• _DATASET EXCERPT_
--- Begin ---

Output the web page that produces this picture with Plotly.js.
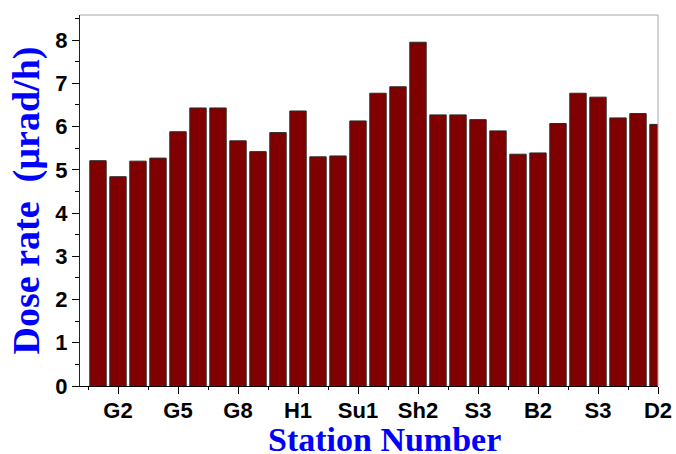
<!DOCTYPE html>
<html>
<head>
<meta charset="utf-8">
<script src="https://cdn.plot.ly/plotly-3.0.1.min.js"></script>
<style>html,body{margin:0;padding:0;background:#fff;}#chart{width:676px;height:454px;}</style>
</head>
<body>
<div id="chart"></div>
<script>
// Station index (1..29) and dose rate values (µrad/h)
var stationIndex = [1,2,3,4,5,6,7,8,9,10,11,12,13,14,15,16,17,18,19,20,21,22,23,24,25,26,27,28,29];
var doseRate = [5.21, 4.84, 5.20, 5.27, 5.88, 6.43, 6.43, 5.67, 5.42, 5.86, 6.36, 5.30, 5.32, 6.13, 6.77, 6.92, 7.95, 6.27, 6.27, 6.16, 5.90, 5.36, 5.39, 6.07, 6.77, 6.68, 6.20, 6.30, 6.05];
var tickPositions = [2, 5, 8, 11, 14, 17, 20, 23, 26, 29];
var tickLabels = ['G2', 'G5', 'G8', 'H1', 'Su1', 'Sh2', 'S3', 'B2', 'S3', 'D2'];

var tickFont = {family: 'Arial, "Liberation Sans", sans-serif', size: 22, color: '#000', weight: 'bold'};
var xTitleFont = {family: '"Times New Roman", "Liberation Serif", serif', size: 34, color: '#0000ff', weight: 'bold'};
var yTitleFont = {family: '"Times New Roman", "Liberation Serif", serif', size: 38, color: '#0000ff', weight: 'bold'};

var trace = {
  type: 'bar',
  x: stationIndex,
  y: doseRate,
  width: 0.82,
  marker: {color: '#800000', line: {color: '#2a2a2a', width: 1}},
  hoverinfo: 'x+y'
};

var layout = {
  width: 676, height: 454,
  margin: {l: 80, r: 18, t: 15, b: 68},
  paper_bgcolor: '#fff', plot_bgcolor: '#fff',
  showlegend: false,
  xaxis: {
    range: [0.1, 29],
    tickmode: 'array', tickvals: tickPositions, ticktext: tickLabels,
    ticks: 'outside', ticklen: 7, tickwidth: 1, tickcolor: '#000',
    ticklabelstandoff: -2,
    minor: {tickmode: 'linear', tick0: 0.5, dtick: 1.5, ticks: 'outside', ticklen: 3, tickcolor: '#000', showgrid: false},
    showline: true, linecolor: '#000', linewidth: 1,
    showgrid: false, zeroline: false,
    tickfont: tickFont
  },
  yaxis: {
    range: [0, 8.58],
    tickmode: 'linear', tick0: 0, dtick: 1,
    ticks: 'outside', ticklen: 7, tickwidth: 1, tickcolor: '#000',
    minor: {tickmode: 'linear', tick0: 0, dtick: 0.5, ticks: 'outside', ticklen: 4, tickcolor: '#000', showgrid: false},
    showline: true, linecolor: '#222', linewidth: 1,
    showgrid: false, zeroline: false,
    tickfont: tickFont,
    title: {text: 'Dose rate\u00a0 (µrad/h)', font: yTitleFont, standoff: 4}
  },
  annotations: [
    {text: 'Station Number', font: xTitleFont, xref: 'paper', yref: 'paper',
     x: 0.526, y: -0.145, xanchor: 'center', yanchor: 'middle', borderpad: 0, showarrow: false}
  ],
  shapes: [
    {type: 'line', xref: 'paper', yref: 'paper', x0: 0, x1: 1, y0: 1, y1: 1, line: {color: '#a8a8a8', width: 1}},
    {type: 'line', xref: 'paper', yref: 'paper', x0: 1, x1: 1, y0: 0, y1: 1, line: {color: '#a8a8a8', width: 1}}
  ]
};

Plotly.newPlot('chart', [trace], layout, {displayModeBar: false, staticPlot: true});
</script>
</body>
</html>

--- End ---

• _PROBLEM STATEMENT_
Copy out the whole listing exactly, and don't carry over any pictures.

• _RESULT FOR THIS EXERCISE_
Output the web page that produces this picture with Plotly.js.
<!DOCTYPE html>
<html>
<head>
<meta charset="utf-8">
<script src="https://cdn.plot.ly/plotly-3.0.1.min.js"></script>
<style>html,body{margin:0;padding:0;background:#fff;}#chart{width:676px;height:454px;}</style>
</head>
<body>
<div id="chart"></div>
<script>
// Station index (1..29) and dose rate values (µrad/h)
var stationIndex = [1,2,3,4,5,6,7,8,9,10,11,12,13,14,15,16,17,18,19,20,21,22,23,24,25,26,27,28,29];
var doseRate = [5.21, 4.84, 5.20, 5.27, 5.88, 6.43, 6.43, 5.67, 5.42, 5.86, 6.36, 5.30, 5.32, 6.13, 6.77, 6.92, 7.95, 6.27, 6.27, 6.16, 5.90, 5.36, 5.39, 6.07, 6.77, 6.68, 6.20, 6.30, 6.05];
var tickPositions = [2, 5, 8, 11, 14, 17, 20, 23, 26, 29];
var tickLabels = ['G2', 'G5', 'G8', 'H1', 'Su1', 'Sh2', 'S3', 'B2', 'S3', 'D2'];

var tickFont = {family: 'Arial, "Liberation Sans", sans-serif', size: 22, color: '#000', weight: 'bold'};
var xTitleFont = {family: '"Times New Roman", "Liberation Serif", serif', size: 34, color: '#0000ff', weight: 'bold'};
var yTitleFont = {family: '"Times New Roman", "Liberation Serif", serif', size: 38, color: '#0000ff', weight: 'bold'};

var trace = {
  type: 'bar',
  x: stationIndex,
  y: doseRate,
  width: 0.82,
  marker: {color: '#800000', line: {color: '#2a2a2a', width: 1}},
  hoverinfo: 'x+y'
};

var layout = {
  width: 676, height: 454,
  margin: {l: 80, r: 18, t: 15, b: 68},
  paper_bgcolor: '#fff', plot_bgcolor: '#fff',
  showlegend: false,
  xaxis: {
    range: [0.1, 29],
    tickmode: 'array', tickvals: tickPositions, ticktext: tickLabels,
    ticks: 'outside', ticklen: 7, tickwidth: 1, tickcolor: '#000',
    ticklabelstandoff: -2,
    minor: {tickmode: 'linear', tick0: 0.5, dtick: 1.5, ticks: 'outside', ticklen: 3, tickcolor: '#000', showgrid: false},
    showline: true, linecolor: '#000', linewidth: 1,
    showgrid: false, zeroline: false,
    tickfont: tickFont
  },
  yaxis: {
    range: [0, 8.58],
    tickmode: 'linear', tick0: 0, dtick: 1,
    ticks: 'outside', ticklen: 7, tickwidth: 1, tickcolor: '#000',
    minor: {tickmode: 'linear', tick0: 0, dtick: 0.5, ticks: 'outside', ticklen: 4, tickcolor: '#000', showgrid: false},
    showline: true, linecolor: '#222', linewidth: 1,
    showgrid: false, zeroline: false,
    tickfont: tickFont,
    title: {text: 'Dose rate\u00a0 (µrad/h)', font: yTitleFont, standoff: 4}
  },
  annotations: [
    {text: 'Station Number', font: xTitleFont, xref: 'paper', yref: 'paper',
     x: 0.526, y: -0.145, xanchor: 'center', yanchor: 'middle', borderpad: 0, showarrow: false}
  ],
  shapes: [
    {type: 'line', xref: 'paper', yref: 'paper', x0: 0, x1: 1, y0: 1, y1: 1, line: {color: '#a8a8a8', width: 1}},
    {type: 'line', xref: 'paper', yref: 'paper', x0: 1, x1: 1, y0: 0, y1: 1, line: {color: '#a8a8a8', width: 1}}
  ]
};

Plotly.newPlot('chart', [trace], layout, {displayModeBar: false, staticPlot: true});
</script>
</body>
</html>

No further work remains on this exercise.